→ Objective: State only how many lines below include the string "matplotlib".

>>>>>

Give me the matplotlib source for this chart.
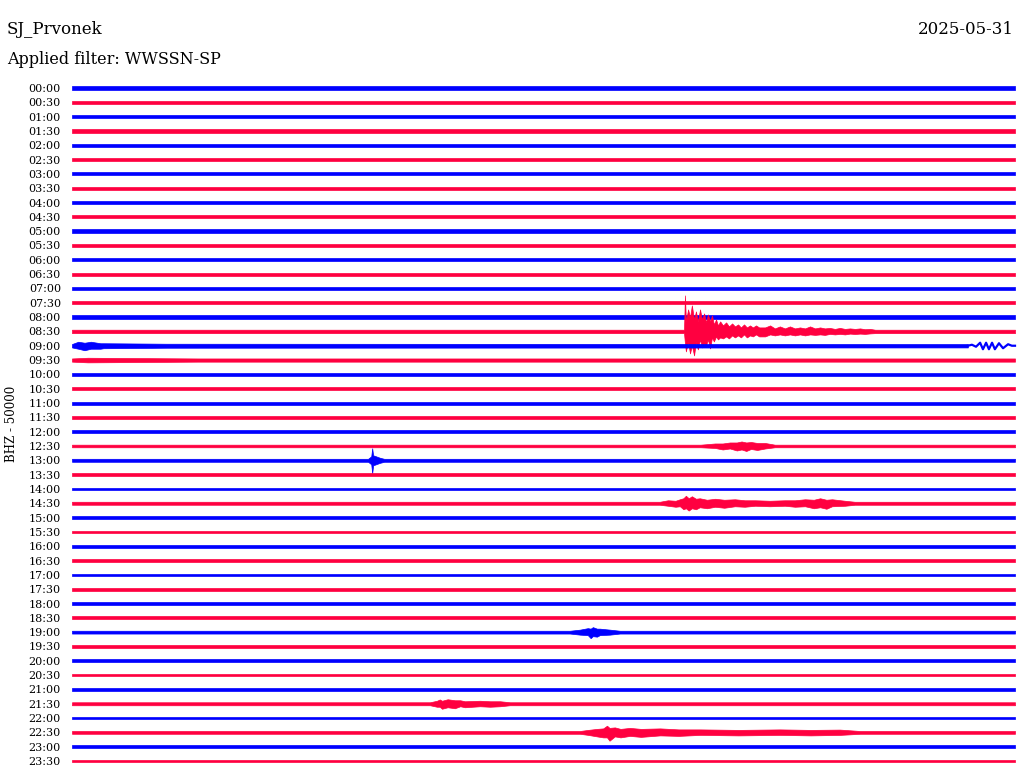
import matplotlib
matplotlib.use("Agg")
import matplotlib.pyplot as plt
import numpy as np

# helicorder: 48 rows of 30 minutes, SJ_Prvonek BHZ, 2025-05-31
station = "SJ_Prvonek"
day = "2025-05-31"
filter_name = "WWSSN-SP"
channel_label = "BHZ - 50000"

row_labels = ["%02d:%02d" % (h, m) for h in range(24) for m in (0, 30)]

# background noise half-amplitude of each row (pixels)
base_amp = [1.8, 1.7, 1.8, 1.7, 1.7, 1.6, 1.6, 1.6, 1.6, 1.6, 1.8, 1.6,
            1.6, 1.6, 1.6, 1.6, 1.6, 1.7, 1.7, 1.6, 1.5, 1.5, 1.5, 1.5,
            1.4, 1.3, 1.5, 1.5, 1.4, 1.5, 1.5, 1.4, 1.4, 1.3, 1.3, 1.4,
            1.4, 1.5, 1.4, 1.5, 1.4, 1.3, 1.4, 1.5, 1.3, 1.4, 1.5, 1.4]

# the big quake on the 08:30 row: minute, up px, down px
quake_t = [19.47, 19.50, 19.53, 19.60, 19.66, 19.72, 19.79, 19.85, 19.91, 19.98,
           20.04, 20.11, 20.17, 20.23, 20.30, 20.36, 20.42, 20.49, 20.55, 20.62,
           20.71, 20.81, 20.90, 21.00, 21.09, 21.19, 21.28, 21.38, 21.47, 21.57,
           21.66, 21.76, 21.86,
           22.05, 22.21, 22.36, 22.52, 22.68, 22.84, 23.00, 23.16, 23.32, 23.48,
           23.64, 23.80, 23.95, 24.11, 24.27, 24.43, 24.59, 24.75, 24.91, 25.07,
           25.23, 25.39, 25.55]
quake_up = [1.7, 36, 10, 22, 14, 26, 12, 20, 10, 22,
            12, 18, 9, 17, 10, 16, 7, 12, 6, 10,
            6, 9, 5, 8, 5, 7, 4, 7, 4, 6,
            4, 6, 4,
            4, 6, 3, 5, 3, 5, 3, 4, 3, 5,
            3, 4, 3, 3.5, 2.5, 3.5, 2.5, 3, 2.5, 3,
            2.2, 2.5, 1.7]
quake_dn = [1.7, 12, 20, 10, 22, 14, 24, 10, 18, 8,
            16, 12, 14, 8, 17, 6, 10, 5, 8, 6,
            7, 5, 7, 4, 6, 4, 6, 3, 6, 4,
            5, 3, 5,
            5, 3, 4, 3, 4, 3, 4, 3, 4, 3,
            3.5, 3, 3.5, 2.5, 3, 2.5, 3, 2.2, 2.6, 2.2,
            2.5, 2, 1.7]

# smaller events per row: (minute, up px, down px)
events = {
    17: list(zip(quake_t, quake_up, quake_dn)),
    18: [(0.20, 4, 3), (0.40, 3, 4.5), (0.60, 4, 3), (0.90, 2.5, 3),
         (1.00, 2.5, 2.5), (3.00, 2.0, 2.0)],
    19: [(0.50, 2.3, 2.3), (2.00, 2.0, 2.0), (4.00, 1.6, 1.6)],
    25: [(20.00, 1.3, 1.3), (20.46, 2.5, 2), (20.70, 2.5, 3.5), (20.93, 3.5, 2.5),
         (21.15, 3.5, 4.5), (21.30, 4.5, 3.5), (21.45, 3.5, 5), (21.60, 4, 3),
         (21.80, 3, 4), (22.05, 3, 2.5), (22.36, 1.3, 1.3)],
    26: [(9.42, 1.5, 1.5), (9.48, 3, 3), (9.52, 4, 4), (9.55, 12, 13),
         (9.58, 5, 5), (9.67, 4, 4), (9.80, 2.5, 2.5), (9.93, 1.5, 1.5)],
    29: [(18.70, 1.5, 1.5), (18.96, 3, 2.5), (19.20, 2.5, 3.5), (19.34, 4, 3),
         (19.45, 5, 6), (19.53, 7.5, 5), (19.62, 5, 7.3), (19.72, 7, 5),
         (19.85, 4.5, 6), (19.97, 5, 4), (20.20, 3.5, 5), (20.46, 4.5, 3.5),
         (20.75, 3.5, 4.5), (21.09, 4, 3), (21.40, 3, 3.5), (21.73, 3, 2.5),
         (22.20, 2.5, 3), (22.68, 3, 2.5), (23.00, 3, 3.5), (23.32, 4, 3),
         (23.60, 3.5, 5), (23.80, 5, 4), (24.00, 3.5, 5.5), (24.18, 4, 3),
         (24.59, 2.5, 2.5), (24.90, 1.5, 1.5)],
    38: [(15.84, 1.4, 1.4), (16.16, 2.5, 2.5), (16.41, 4, 3), (16.50, 3.5, 6),
         (16.57, 5, 4), (16.70, 3.5, 4.5), (16.79, 3.5, 3), (17.11, 2.5, 2.5),
         (17.43, 1.4, 1.4)],
    43: [(11.39, 1.5, 1.5), (11.61, 3, 3), (11.70, 4.3, 3), (11.77, 3, 5),
         (11.95, 4.5, 3.5), (12.18, 3.5, 4.5), (12.35, 3.5, 2.5), (12.50, 2.5, 3.5),
         (12.98, 3, 2.5), (13.30, 2.5, 3), (13.62, 2.5, 2.5), (13.93, 1.5, 1.5)],
    45: [(16.16, 1.4, 1.4), (16.42, 2.5, 2.5), (16.70, 3.5, 4), (16.90, 4, 5),
         (17.02, 6.7, 5), (17.10, 4.5, 8.3), (17.27, 5, 4), (17.45, 3.5, 5),
         (17.75, 4.5, 3.5), (18.10, 3.5, 4.5), (18.71, 4, 3), (19.30, 3, 3.5),
         (19.98, 3, 2.5), (21.20, 2.5, 3), (22.52, 3, 2.5), (23.50, 2.5, 3),
         (24.43, 2.8, 2.5), (25.07, 1.4, 1.4)],
}

# long period wiggle at the end of the 09:00 row: (minute, offset px, up positive)
wave_row = 18
wave_0900 = [(28.50, 0), (28.63, 1), (28.76, -1), (28.89, 3), (28.98, -3.5),
             (29.08, 3), (29.17, -3.5), (29.27, 3), (29.36, -3.5), (29.49, 2.5),
             (29.62, -2.5), (29.78, 1.5), (29.90, 0), (30.00, 0)]

PX = 14.32  # pixels per row
colors = ["#0000ff", "#ff0040"]

fig = plt.figure(figsize=(10.24, 7.8), dpi=100)
ax = fig.add_axes([72 / 1024, (780 - 772.5) / 780, 943 / 1024, 696 / 780])

for i, b in enumerate(base_amp):
    c = colors[i % 2]
    end = wave_0900[0][0] if i == wave_row else 30.0
    pts = [(0.0, b, b)] + events.get(i, []) + [(end, b, b)]
    t = np.array([p[0] for p in pts])
    up = np.array([p[1] for p in pts]) / PX
    dn = np.array([p[2] for p in pts]) / PX
    ax.fill_between(t, i - up, i + dn, color=c, linewidth=0.5, edgecolor=c,
                    clip_on=False)
    if i == wave_row:
        wt = [w[0] for w in wave_0900]
        wy = [i - w[1] / PX for w in wave_0900]
        ax.plot(wt, wy, color=c, linewidth=1.6, clip_on=False)

ax.set_xlim(0, 30)
ax.set_ylim(47.8, -0.8)
ax.set_yticks(range(len(row_labels)))
ax.set_yticklabels(row_labels, fontsize=8, family="DejaVu Serif")
ax.tick_params(axis="y", length=0, pad=8)
ax.set_xticks([])
for s in ax.spines.values():
    s.set_visible(False)

fig.text(7 / 1024, 1 - 30 / 780, station, fontsize=12, family="DejaVu Serif",
         va="center", ha="left")
fig.text(1014 / 1024, 1 - 30 / 780, day, fontsize=12, family="DejaVu Serif",
         va="center", ha="right")
fig.text(7 / 1024, 1 - 60 / 780, "Applied filter: " + filter_name, fontsize=11.5,
         family="DejaVu Serif", va="center", ha="left")
fig.text(12 / 1024, 1 - 424 / 780, channel_label, fontsize=8.5, rotation=90,
         family="DejaVu Serif", va="center", ha="center")

fig.savefig("out.png", dpi=100, facecolor="white")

<<<<<

→ Finished exercise: 4